SUPPLIED INFORMATION
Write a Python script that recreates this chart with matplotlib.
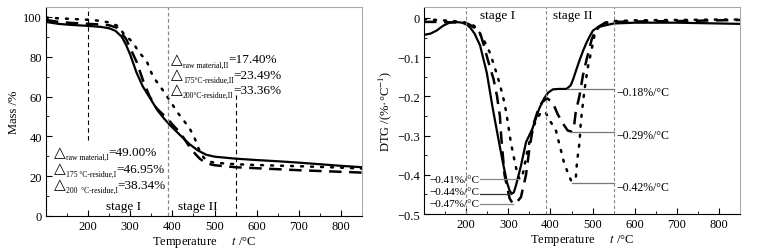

--

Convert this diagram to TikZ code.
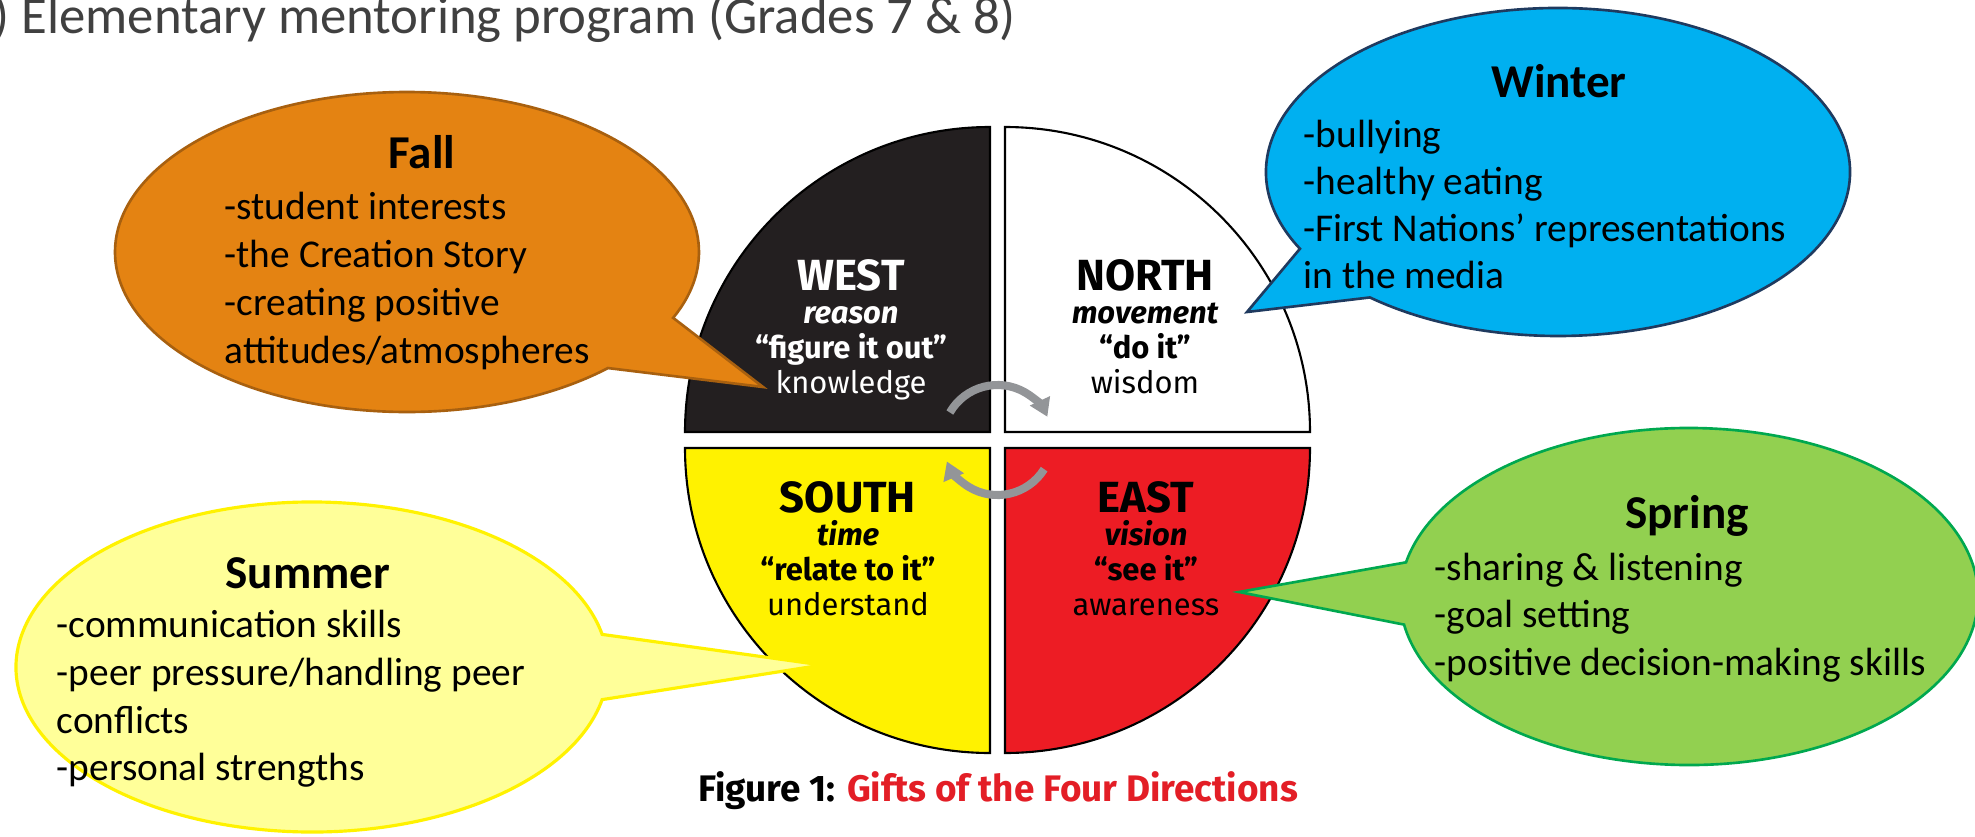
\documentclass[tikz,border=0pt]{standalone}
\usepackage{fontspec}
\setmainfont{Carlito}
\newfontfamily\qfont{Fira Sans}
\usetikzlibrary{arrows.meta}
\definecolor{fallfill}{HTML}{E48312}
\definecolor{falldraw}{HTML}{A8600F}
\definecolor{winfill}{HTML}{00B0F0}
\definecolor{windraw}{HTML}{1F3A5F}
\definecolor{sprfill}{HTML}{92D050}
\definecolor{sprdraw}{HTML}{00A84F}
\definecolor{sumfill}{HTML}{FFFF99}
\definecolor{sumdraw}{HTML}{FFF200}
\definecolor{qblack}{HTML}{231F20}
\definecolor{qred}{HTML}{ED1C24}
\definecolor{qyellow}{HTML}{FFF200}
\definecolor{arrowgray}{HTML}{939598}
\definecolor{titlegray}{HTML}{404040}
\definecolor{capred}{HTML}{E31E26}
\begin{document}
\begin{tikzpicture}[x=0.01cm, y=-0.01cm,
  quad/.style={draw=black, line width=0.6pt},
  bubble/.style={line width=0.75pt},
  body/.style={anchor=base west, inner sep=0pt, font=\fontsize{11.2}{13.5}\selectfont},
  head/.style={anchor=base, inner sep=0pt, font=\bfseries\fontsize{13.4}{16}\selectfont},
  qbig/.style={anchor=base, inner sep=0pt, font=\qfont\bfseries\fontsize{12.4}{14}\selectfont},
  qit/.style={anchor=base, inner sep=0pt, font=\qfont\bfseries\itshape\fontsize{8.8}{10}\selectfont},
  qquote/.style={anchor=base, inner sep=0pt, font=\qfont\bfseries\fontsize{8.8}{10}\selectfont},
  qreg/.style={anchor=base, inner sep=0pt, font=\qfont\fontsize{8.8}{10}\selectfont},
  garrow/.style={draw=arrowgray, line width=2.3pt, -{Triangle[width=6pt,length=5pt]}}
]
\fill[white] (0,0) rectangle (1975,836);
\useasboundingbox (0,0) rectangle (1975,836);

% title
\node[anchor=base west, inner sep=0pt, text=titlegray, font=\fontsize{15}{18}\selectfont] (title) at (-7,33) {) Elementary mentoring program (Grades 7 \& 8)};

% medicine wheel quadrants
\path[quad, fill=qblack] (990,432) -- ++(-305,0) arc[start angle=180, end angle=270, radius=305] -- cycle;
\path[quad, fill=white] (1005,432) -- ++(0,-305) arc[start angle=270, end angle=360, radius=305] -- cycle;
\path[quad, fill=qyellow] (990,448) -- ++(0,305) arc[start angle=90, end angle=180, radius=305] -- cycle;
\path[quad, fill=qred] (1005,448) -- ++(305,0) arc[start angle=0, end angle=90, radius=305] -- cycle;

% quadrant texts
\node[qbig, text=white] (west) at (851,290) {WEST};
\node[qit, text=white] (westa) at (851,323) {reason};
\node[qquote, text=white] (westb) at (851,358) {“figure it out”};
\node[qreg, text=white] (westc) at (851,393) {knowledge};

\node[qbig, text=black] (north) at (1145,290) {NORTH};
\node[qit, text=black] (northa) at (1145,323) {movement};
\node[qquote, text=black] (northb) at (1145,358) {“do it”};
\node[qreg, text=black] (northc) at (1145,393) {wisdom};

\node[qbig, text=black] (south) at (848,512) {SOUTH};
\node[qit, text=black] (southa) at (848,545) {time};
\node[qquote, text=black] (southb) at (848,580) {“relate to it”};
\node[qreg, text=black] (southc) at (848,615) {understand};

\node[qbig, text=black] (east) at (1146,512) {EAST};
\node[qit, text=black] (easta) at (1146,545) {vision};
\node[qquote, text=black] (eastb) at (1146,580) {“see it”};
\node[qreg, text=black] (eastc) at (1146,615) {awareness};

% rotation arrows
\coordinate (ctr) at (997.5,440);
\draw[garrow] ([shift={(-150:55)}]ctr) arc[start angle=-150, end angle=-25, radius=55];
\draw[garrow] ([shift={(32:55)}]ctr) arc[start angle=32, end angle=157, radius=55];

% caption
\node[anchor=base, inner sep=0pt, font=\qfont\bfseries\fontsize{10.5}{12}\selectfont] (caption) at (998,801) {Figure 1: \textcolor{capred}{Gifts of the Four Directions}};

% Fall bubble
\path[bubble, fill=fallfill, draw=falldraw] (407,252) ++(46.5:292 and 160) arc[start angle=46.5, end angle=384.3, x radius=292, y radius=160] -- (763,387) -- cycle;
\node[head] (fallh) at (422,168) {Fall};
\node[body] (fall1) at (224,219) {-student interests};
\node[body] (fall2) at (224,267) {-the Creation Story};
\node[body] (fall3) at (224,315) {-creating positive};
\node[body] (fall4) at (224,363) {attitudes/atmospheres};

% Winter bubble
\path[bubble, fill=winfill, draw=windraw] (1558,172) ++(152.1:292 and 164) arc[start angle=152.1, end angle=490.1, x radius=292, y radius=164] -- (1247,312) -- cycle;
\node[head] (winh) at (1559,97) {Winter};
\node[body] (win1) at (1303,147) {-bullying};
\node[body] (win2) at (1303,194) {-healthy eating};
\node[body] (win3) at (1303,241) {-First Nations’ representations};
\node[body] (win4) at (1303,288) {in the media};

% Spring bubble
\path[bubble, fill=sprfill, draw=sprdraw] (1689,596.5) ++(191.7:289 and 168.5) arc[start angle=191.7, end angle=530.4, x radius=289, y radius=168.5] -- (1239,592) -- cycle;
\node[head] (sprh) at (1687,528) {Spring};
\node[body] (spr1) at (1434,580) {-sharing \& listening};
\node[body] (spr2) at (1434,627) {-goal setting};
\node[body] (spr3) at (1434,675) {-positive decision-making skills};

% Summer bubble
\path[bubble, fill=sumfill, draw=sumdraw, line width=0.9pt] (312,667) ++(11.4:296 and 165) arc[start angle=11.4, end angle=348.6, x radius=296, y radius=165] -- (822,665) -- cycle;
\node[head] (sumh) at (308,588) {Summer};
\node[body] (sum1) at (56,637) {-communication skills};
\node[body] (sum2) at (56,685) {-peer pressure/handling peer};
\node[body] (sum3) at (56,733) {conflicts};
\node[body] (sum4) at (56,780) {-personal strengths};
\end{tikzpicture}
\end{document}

WHAT YOU SHOULD DO
Gather up, from the records above, each line where the word "this" appears.

RESULT OF THE TASK
Write a Python script that recreates this chart with matplotlib.
Convert this diagram to TikZ code.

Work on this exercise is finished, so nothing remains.